Material provided:
BEGIN
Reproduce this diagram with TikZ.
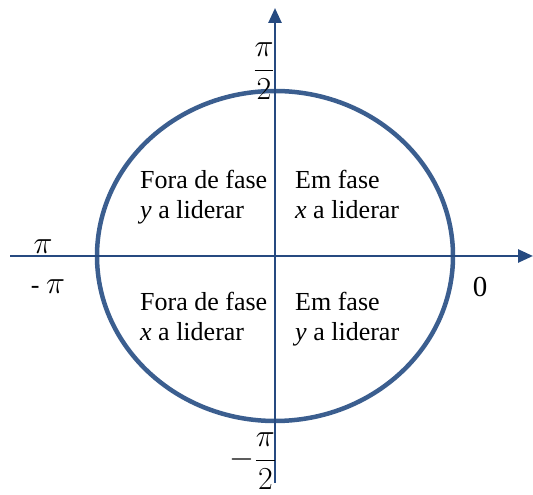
\RequirePackage{fix-cm}
\documentclass[tikz,border=0pt]{standalone}
\usepackage{fontspec}
\setmainfont{Liberation Serif}
\usepackage{tikz}
\usetikzlibrary{arrows.meta,positioning}

\definecolor{ringblue}{RGB}{59,94,143}
\definecolor{axisblue}{RGB}{38,74,128}

\begin{document}
\begin{tikzpicture}[
    x=1pt, y=1pt,
    >={Triangle[length=15pt,width=13pt]},
    axis/.style={draw=axisblue, line width=2.6pt},
    ring/.style={draw=ringblue, line width=4.5pt},
    quad/.style={font=\fontsize{26}{30}\selectfont, align=left, inner sep=0pt, anchor=north west},
    ang/.style={font=\fontsize{32}{40}\selectfont, inner sep=0pt},
  ]
    \useasboundingbox (0,0) rectangle (533,495);

    % --- axes ---
    \coordinate (O) at (275,239);
    \coordinate (xl) at (10,239);
    \coordinate (xr) at (533,239);
    \coordinate (yb) at (275,12);
    \coordinate (yt) at (275,487);

    % --- phase circle ---
    \draw[ring] (O) ellipse [x radius=178, y radius=165];

    \draw[axis, ->] (xl) -- (xr);
    \draw[axis, ->] (yb) -- (yt);

    % --- quadrant labels ---
    \node[quad] (q2) at (140,325) {Fora de fase\\\textit{y} a liderar};
    \node[quad] (q1) at (295,325) {Em fase\\\textit{x} a liderar};
    \node[quad] (q3) at (140,203) {Fora de fase\\\textit{x} a liderar};
    \node[quad] (q4) at (295,203) {Em fase\\\textit{y} a liderar};

    % --- angle labels ---
    \node[ang] (pihalf) at (264,424) {$\displaystyle\frac{\pi}{2}$};
    \node[ang] (mpihalf) at (253,34) {$\displaystyle-\frac{\pi}{2}$};
    \node[ang] (pi) at (43,248) {$\pi$};
    \node[ang, font=\fontsize{26}{30}\selectfont] (mpi) at (48,208) {- \fontsize{32}{40}\selectfont$\pi$};
    \node[ang, font=\fontsize{29}{34}\selectfont] (zero) at (480,208) {0};
\end{tikzpicture}
\end{document}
END
Instructions for the task: Write out the data precisely as given, excluding the pictures.

Correct response:
Reproduce this diagram with TikZ.
\RequirePackage{fix-cm}
\documentclass[tikz,border=0pt]{standalone}
\usepackage{fontspec}
\setmainfont{Liberation Serif}
\usepackage{tikz}
\usetikzlibrary{arrows.meta,positioning}

\definecolor{ringblue}{RGB}{59,94,143}
\definecolor{axisblue}{RGB}{38,74,128}

\begin{document}
\begin{tikzpicture}[
    x=1pt, y=1pt,
    >={Triangle[length=15pt,width=13pt]},
    axis/.style={draw=axisblue, line width=2.6pt},
    ring/.style={draw=ringblue, line width=4.5pt},
    quad/.style={font=\fontsize{26}{30}\selectfont, align=left, inner sep=0pt, anchor=north west},
    ang/.style={font=\fontsize{32}{40}\selectfont, inner sep=0pt},
  ]
    \useasboundingbox (0,0) rectangle (533,495);

    % --- axes ---
    \coordinate (O) at (275,239);
    \coordinate (xl) at (10,239);
    \coordinate (xr) at (533,239);
    \coordinate (yb) at (275,12);
    \coordinate (yt) at (275,487);

    % --- phase circle ---
    \draw[ring] (O) ellipse [x radius=178, y radius=165];

    \draw[axis, ->] (xl) -- (xr);
    \draw[axis, ->] (yb) -- (yt);

    % --- quadrant labels ---
    \node[quad] (q2) at (140,325) {Fora de fase\\\textit{y} a liderar};
    \node[quad] (q1) at (295,325) {Em fase\\\textit{x} a liderar};
    \node[quad] (q3) at (140,203) {Fora de fase\\\textit{x} a liderar};
    \node[quad] (q4) at (295,203) {Em fase\\\textit{y} a liderar};

    % --- angle labels ---
    \node[ang] (pihalf) at (264,424) {$\displaystyle\frac{\pi}{2}$};
    \node[ang] (mpihalf) at (253,34) {$\displaystyle-\frac{\pi}{2}$};
    \node[ang] (pi) at (43,248) {$\pi$};
    \node[ang, font=\fontsize{26}{30}\selectfont] (mpi) at (48,208) {- \fontsize{32}{40}\selectfont$\pi$};
    \node[ang, font=\fontsize{29}{34}\selectfont] (zero) at (480,208) {0};
\end{tikzpicture}
\end{document}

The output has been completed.